## Start

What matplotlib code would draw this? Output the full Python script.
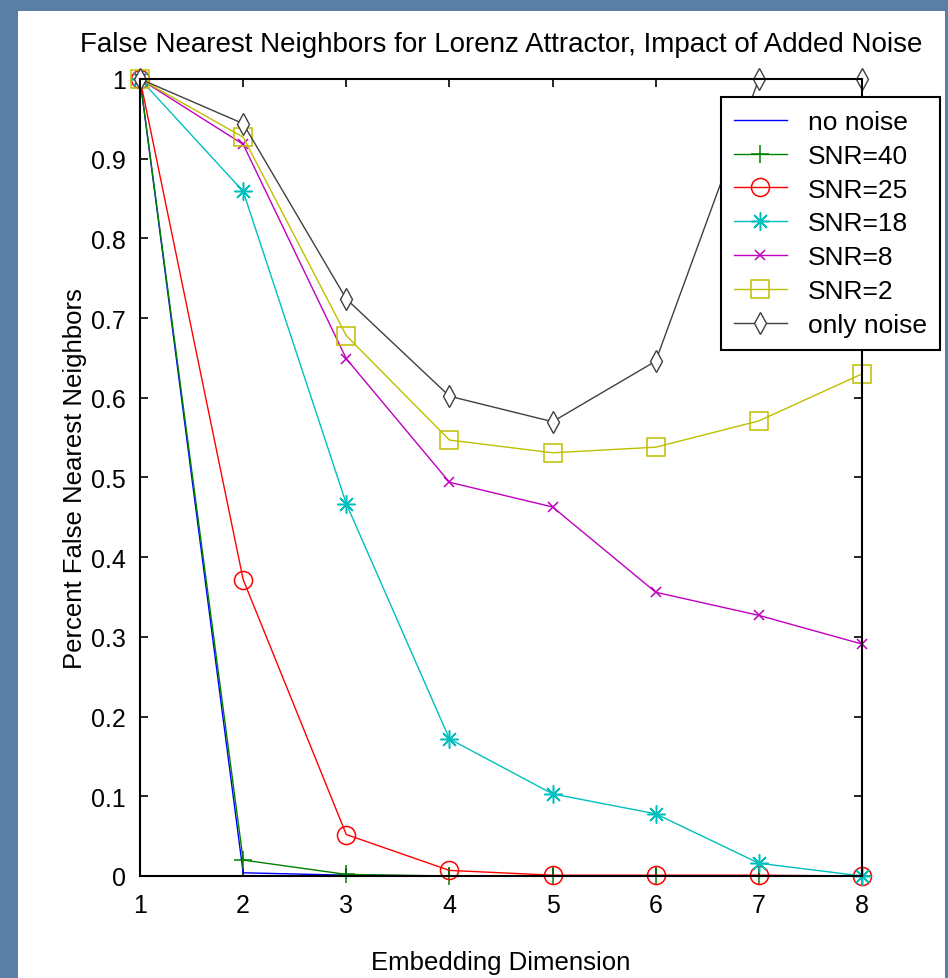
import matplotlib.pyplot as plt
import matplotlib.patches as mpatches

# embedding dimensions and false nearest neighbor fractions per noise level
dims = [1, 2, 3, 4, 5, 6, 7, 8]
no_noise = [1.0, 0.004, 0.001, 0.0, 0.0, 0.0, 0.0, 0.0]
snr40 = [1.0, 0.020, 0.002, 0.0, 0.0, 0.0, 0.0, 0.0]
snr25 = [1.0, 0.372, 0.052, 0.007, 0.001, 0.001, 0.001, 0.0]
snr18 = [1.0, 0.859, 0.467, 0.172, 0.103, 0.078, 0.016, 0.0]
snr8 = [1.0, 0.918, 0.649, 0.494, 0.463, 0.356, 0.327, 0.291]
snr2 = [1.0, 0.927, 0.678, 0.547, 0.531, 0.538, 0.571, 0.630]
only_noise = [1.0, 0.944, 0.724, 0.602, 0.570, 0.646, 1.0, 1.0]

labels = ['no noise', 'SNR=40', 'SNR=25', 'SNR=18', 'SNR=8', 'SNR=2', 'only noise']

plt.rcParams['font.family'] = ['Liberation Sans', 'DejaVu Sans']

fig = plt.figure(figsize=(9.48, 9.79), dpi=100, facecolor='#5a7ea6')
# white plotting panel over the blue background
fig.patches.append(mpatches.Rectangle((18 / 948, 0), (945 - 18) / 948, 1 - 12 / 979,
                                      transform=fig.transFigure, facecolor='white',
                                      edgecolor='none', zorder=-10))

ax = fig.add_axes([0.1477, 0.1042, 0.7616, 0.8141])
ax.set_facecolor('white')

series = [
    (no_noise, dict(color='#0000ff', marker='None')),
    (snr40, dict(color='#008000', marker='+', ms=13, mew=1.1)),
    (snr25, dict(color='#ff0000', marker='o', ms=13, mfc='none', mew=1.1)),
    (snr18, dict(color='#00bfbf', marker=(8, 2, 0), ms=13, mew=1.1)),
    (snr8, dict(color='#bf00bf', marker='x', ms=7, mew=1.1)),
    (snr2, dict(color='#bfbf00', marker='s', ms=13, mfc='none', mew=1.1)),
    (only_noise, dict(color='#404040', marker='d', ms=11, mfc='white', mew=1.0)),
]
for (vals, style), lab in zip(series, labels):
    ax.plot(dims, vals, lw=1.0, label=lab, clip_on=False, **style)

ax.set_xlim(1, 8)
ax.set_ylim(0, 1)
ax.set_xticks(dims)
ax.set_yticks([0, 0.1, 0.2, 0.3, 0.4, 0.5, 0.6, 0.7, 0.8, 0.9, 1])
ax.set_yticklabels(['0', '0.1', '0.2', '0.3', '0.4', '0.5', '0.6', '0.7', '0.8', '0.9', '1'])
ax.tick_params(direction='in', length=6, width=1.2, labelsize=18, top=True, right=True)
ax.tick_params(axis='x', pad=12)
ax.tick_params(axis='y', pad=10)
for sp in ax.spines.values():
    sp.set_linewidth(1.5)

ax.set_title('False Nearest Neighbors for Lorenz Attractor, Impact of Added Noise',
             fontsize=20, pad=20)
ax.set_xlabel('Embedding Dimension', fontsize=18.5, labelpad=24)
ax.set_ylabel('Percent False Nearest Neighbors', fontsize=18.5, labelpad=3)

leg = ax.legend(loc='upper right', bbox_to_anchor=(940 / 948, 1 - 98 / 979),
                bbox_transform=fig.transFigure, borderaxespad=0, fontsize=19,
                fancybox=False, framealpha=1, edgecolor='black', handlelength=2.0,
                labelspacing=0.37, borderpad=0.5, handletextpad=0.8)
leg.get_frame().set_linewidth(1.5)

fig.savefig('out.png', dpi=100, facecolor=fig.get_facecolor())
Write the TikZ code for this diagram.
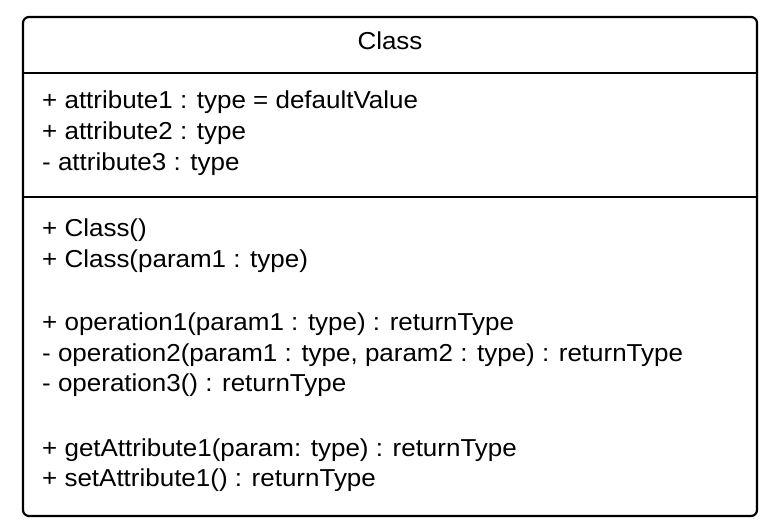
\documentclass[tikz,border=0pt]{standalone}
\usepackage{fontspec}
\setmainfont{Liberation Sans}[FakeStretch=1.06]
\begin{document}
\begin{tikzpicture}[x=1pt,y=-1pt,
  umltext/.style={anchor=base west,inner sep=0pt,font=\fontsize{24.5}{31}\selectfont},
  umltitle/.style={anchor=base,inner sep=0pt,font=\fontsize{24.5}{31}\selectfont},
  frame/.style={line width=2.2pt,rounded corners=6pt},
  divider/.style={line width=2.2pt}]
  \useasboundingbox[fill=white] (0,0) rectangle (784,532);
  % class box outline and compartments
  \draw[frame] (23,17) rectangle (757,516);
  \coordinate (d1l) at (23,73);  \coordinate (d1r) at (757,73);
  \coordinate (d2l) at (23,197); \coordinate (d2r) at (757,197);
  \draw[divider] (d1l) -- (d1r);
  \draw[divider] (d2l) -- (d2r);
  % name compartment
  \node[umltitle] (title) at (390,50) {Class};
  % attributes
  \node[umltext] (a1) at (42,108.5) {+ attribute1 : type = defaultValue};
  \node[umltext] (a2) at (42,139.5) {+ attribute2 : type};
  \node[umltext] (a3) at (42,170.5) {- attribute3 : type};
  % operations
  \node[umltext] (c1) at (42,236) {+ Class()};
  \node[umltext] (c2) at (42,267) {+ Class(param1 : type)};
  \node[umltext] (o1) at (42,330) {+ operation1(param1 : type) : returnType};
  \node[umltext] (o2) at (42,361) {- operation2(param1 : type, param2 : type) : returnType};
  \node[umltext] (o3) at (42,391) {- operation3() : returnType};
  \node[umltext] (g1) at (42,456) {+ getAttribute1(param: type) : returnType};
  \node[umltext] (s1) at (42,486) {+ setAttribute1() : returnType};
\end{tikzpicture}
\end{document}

## End

**THE REQUEST:** Reproduce all the records verbatim, excluding images.

**PROBLEM SOLUTION:**
What matplotlib code would draw this? Output the full Python script.
import matplotlib.pyplot as plt
import matplotlib.patches as mpatches

# embedding dimensions and false nearest neighbor fractions per noise level
dims = [1, 2, 3, 4, 5, 6, 7, 8]
no_noise = [1.0, 0.004, 0.001, 0.0, 0.0, 0.0, 0.0, 0.0]
snr40 = [1.0, 0.020, 0.002, 0.0, 0.0, 0.0, 0.0, 0.0]
snr25 = [1.0, 0.372, 0.052, 0.007, 0.001, 0.001, 0.001, 0.0]
snr18 = [1.0, 0.859, 0.467, 0.172, 0.103, 0.078, 0.016, 0.0]
snr8 = [1.0, 0.918, 0.649, 0.494, 0.463, 0.356, 0.327, 0.291]
snr2 = [1.0, 0.927, 0.678, 0.547, 0.531, 0.538, 0.571, 0.630]
only_noise = [1.0, 0.944, 0.724, 0.602, 0.570, 0.646, 1.0, 1.0]

labels = ['no noise', 'SNR=40', 'SNR=25', 'SNR=18', 'SNR=8', 'SNR=2', 'only noise']

plt.rcParams['font.family'] = ['Liberation Sans', 'DejaVu Sans']

fig = plt.figure(figsize=(9.48, 9.79), dpi=100, facecolor='#5a7ea6')
# white plotting panel over the blue background
fig.patches.append(mpatches.Rectangle((18 / 948, 0), (945 - 18) / 948, 1 - 12 / 979,
                                      transform=fig.transFigure, facecolor='white',
                                      edgecolor='none', zorder=-10))

ax = fig.add_axes([0.1477, 0.1042, 0.7616, 0.8141])
ax.set_facecolor('white')

series = [
    (no_noise, dict(color='#0000ff', marker='None')),
    (snr40, dict(color='#008000', marker='+', ms=13, mew=1.1)),
    (snr25, dict(color='#ff0000', marker='o', ms=13, mfc='none', mew=1.1)),
    (snr18, dict(color='#00bfbf', marker=(8, 2, 0), ms=13, mew=1.1)),
    (snr8, dict(color='#bf00bf', marker='x', ms=7, mew=1.1)),
    (snr2, dict(color='#bfbf00', marker='s', ms=13, mfc='none', mew=1.1)),
    (only_noise, dict(color='#404040', marker='d', ms=11, mfc='white', mew=1.0)),
]
for (vals, style), lab in zip(series, labels):
    ax.plot(dims, vals, lw=1.0, label=lab, clip_on=False, **style)

ax.set_xlim(1, 8)
ax.set_ylim(0, 1)
ax.set_xticks(dims)
ax.set_yticks([0, 0.1, 0.2, 0.3, 0.4, 0.5, 0.6, 0.7, 0.8, 0.9, 1])
ax.set_yticklabels(['0', '0.1', '0.2', '0.3', '0.4', '0.5', '0.6', '0.7', '0.8', '0.9', '1'])
ax.tick_params(direction='in', length=6, width=1.2, labelsize=18, top=True, right=True)
ax.tick_params(axis='x', pad=12)
ax.tick_params(axis='y', pad=10)
for sp in ax.spines.values():
    sp.set_linewidth(1.5)

ax.set_title('False Nearest Neighbors for Lorenz Attractor, Impact of Added Noise',
             fontsize=20, pad=20)
ax.set_xlabel('Embedding Dimension', fontsize=18.5, labelpad=24)
ax.set_ylabel('Percent False Nearest Neighbors', fontsize=18.5, labelpad=3)

leg = ax.legend(loc='upper right', bbox_to_anchor=(940 / 948, 1 - 98 / 979),
                bbox_transform=fig.transFigure, borderaxespad=0, fontsize=19,
                fancybox=False, framealpha=1, edgecolor='black', handlelength=2.0,
                labelspacing=0.37, borderpad=0.5, handletextpad=0.8)
leg.get_frame().set_linewidth(1.5)

fig.savefig('out.png', dpi=100, facecolor=fig.get_facecolor())
Write the TikZ code for this diagram.
\documentclass[tikz,border=0pt]{standalone}
\usepackage{fontspec}
\setmainfont{Liberation Sans}[FakeStretch=1.06]
\begin{document}
\begin{tikzpicture}[x=1pt,y=-1pt,
  umltext/.style={anchor=base west,inner sep=0pt,font=\fontsize{24.5}{31}\selectfont},
  umltitle/.style={anchor=base,inner sep=0pt,font=\fontsize{24.5}{31}\selectfont},
  frame/.style={line width=2.2pt,rounded corners=6pt},
  divider/.style={line width=2.2pt}]
  \useasboundingbox[fill=white] (0,0) rectangle (784,532);
  % class box outline and compartments
  \draw[frame] (23,17) rectangle (757,516);
  \coordinate (d1l) at (23,73);  \coordinate (d1r) at (757,73);
  \coordinate (d2l) at (23,197); \coordinate (d2r) at (757,197);
  \draw[divider] (d1l) -- (d1r);
  \draw[divider] (d2l) -- (d2r);
  % name compartment
  \node[umltitle] (title) at (390,50) {Class};
  % attributes
  \node[umltext] (a1) at (42,108.5) {+ attribute1 : type = defaultValue};
  \node[umltext] (a2) at (42,139.5) {+ attribute2 : type};
  \node[umltext] (a3) at (42,170.5) {- attribute3 : type};
  % operations
  \node[umltext] (c1) at (42,236) {+ Class()};
  \node[umltext] (c2) at (42,267) {+ Class(param1 : type)};
  \node[umltext] (o1) at (42,330) {+ operation1(param1 : type) : returnType};
  \node[umltext] (o2) at (42,361) {- operation2(param1 : type, param2 : type) : returnType};
  \node[umltext] (o3) at (42,391) {- operation3() : returnType};
  \node[umltext] (g1) at (42,456) {+ getAttribute1(param: type) : returnType};
  \node[umltext] (s1) at (42,486) {+ setAttribute1() : returnType};
\end{tikzpicture}
\end{document}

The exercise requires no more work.